The history of managing government procurement can be traced to the establishment of the colony of South Australia when Thomas Gilbert was appointed Colonial Storekeeper in 1839. The function was first granted to a statutory authority in 1887 when the Supply and Tender Board was established. Subsequent Supply and Tender Boards were instituted following the passage of legislation in 1894 and 1914.
As a result of the Richardson and Guerin reports (1980), the Government approved the establishment of a Steering Committee to prepare detailed proposals for the revision of the Public Supply and Tender Act to meet the needs of modern purchasing and supply management. In 1983, the Government approved the preparation of new state supply legislation, which was presented to the House of Assembly on 3 April 1985. In 1985 the State Supply Board was created.
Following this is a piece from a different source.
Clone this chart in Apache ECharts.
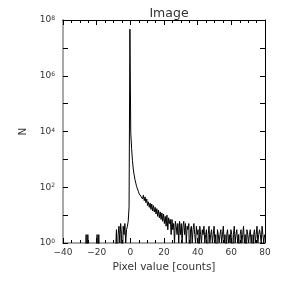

In May 1997, Government endorsed in principle, the State Supply Board’s proposal to develop a whole-of-government procurement reform strategy. Purchasing Strategically, the Government’s policy framework for procurement reform, was launched in June 1998, focusing the State Supply Board’s increased attention on ensuring chief executives and agencies were well positioned to take on changed purchasing responsibilities integral to the reform program.
In July 2004, the State Procurement Act 2004 (the Act) was assented to and proclaimed in September 2005. The Act replaced the State Supply Act 1985. The State Procurement Board held its first meeting in October 2005. Cabinet approved an implementation strategy for the Act, which was aimed at achieving the following:
- Greater devolution of procurement authority to public authorities;
- Greater emphasis on the Board’s role to develop strategic policy and direction;
- Collaborative use of procurement across public authorities to achieve better buying options; and
- Ensuring that government procurement operates within an appropriate legislative and policy framework.